## Contents

1. [Introduction](#1)
2. [Pre-Processing for Baseline](#2)
3. [Baseline Model](#3)

## Introduction <a></a>

This notebook will document my new project to learn NLP, using the Quora Insincere Questions data source. I am attempting the challenge after the competition deadline has already passed, but in a Kaggle Kernel. After completing the project, I will download it and push to my Github repo.

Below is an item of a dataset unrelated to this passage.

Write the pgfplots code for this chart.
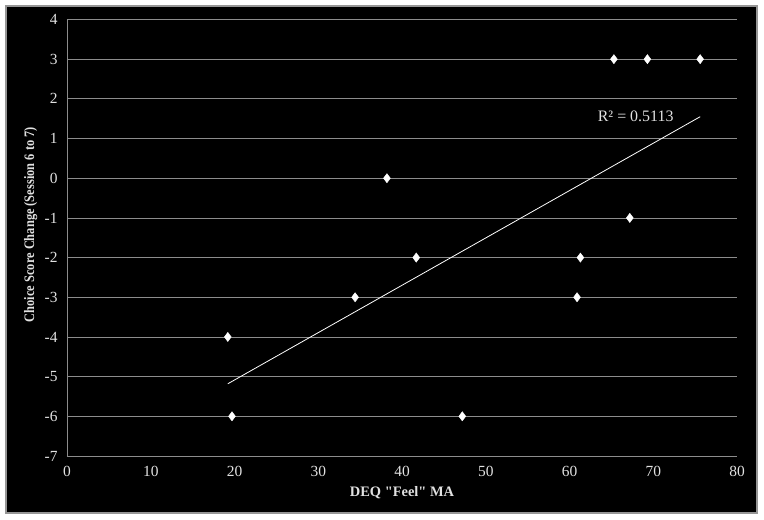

This notebook will begin with pre-processing and building a quick baseline model, using TF-IDF with logistic regression. Then I will peform some slightly different pre-processing for word embeddings (following advice from experienced kagglers) and then build an LSTM model.

In [39]:
import pandas as pd
import re
import string
import nltk
from nltk.corpus import stopwords

from sklearn.linear_model import LogisticRegression
from sklearn.svm import LinearSVC
from sklearn.model_selection import train_test_split
from sklearn.feature_extraction.text import TfidfVectorizer

In [40]:
train_set = pd.read_csv("../input/quora-insincere-questions-classification/train.csv")
test_set = pd.read_csv("../input/quora-insincere-questions-classification/test.csv")

In [41]:
print("Train shape : ",train_set.shape)
print("Test shape : ",test_set.shape)

Train shape :  (1306122, 3)
Test shape :  (375806, 2)


In [42]:
train_set.head()

Unnamed: 0,qid,question_text,target
0,00002165364db923c7e6,How did Quebec nationalists see their province...,0
1,000032939017120e6e44,"Do you have an adopted dog, how would you enco...",0
2,0000412ca6e4628ce2cf,Why does velocity affect time? Does velocity a...,0
3,000042bf85aa498cd78e,How did Otto von Guericke used the Magdeburg h...,0
4,0000455dfa3e01eae3af,Can I convert montra helicon D to a mountain b...,0


In [43]:
train_set['target'].value_counts()

0    1225312
1      80810
Name: target, dtype: int64

## Pre-Processing for Baseline <a></a>

In [44]:
# Removes punctuation
import re, string
re_tok = re.compile(f'([{string.punctuation}“”¨«»®´·º½¾¿¡§£₤‘’])')
def tokenize(s): return re_tok.sub(r' \1 ', s).split()

In [45]:
train_text = train_set['question_text']
test_text = test_set['question_text']
train_target = train_set['target']

In [46]:
tfidf_vectoriser = TfidfVectorizer(ngram_range=(1,2), tokenizer=tokenize,
               min_df=3, max_df=0.9, strip_accents='unicode')
train_tfidf = tfidf_vectoriser.fit_transform(train_text)
test_tfidf = tfidf_vectoriser.transform(test_text)

In [47]:
classifier = LogisticRegression().fit(train_tfidf,train_target)
y_pred = classifier.predict(test_tfidf)



In [48]:
y_pred

array([1, 0, 0, ..., 0, 0, 0])

In [49]:
submit_df = pd.DataFrame({"qid": test_set["qid"], "prediction": y_pred})
submit_df.to_csv("submission.csv", index=False)

Leaderboard score ~0.56 for both SVM and LogisticReg (default params)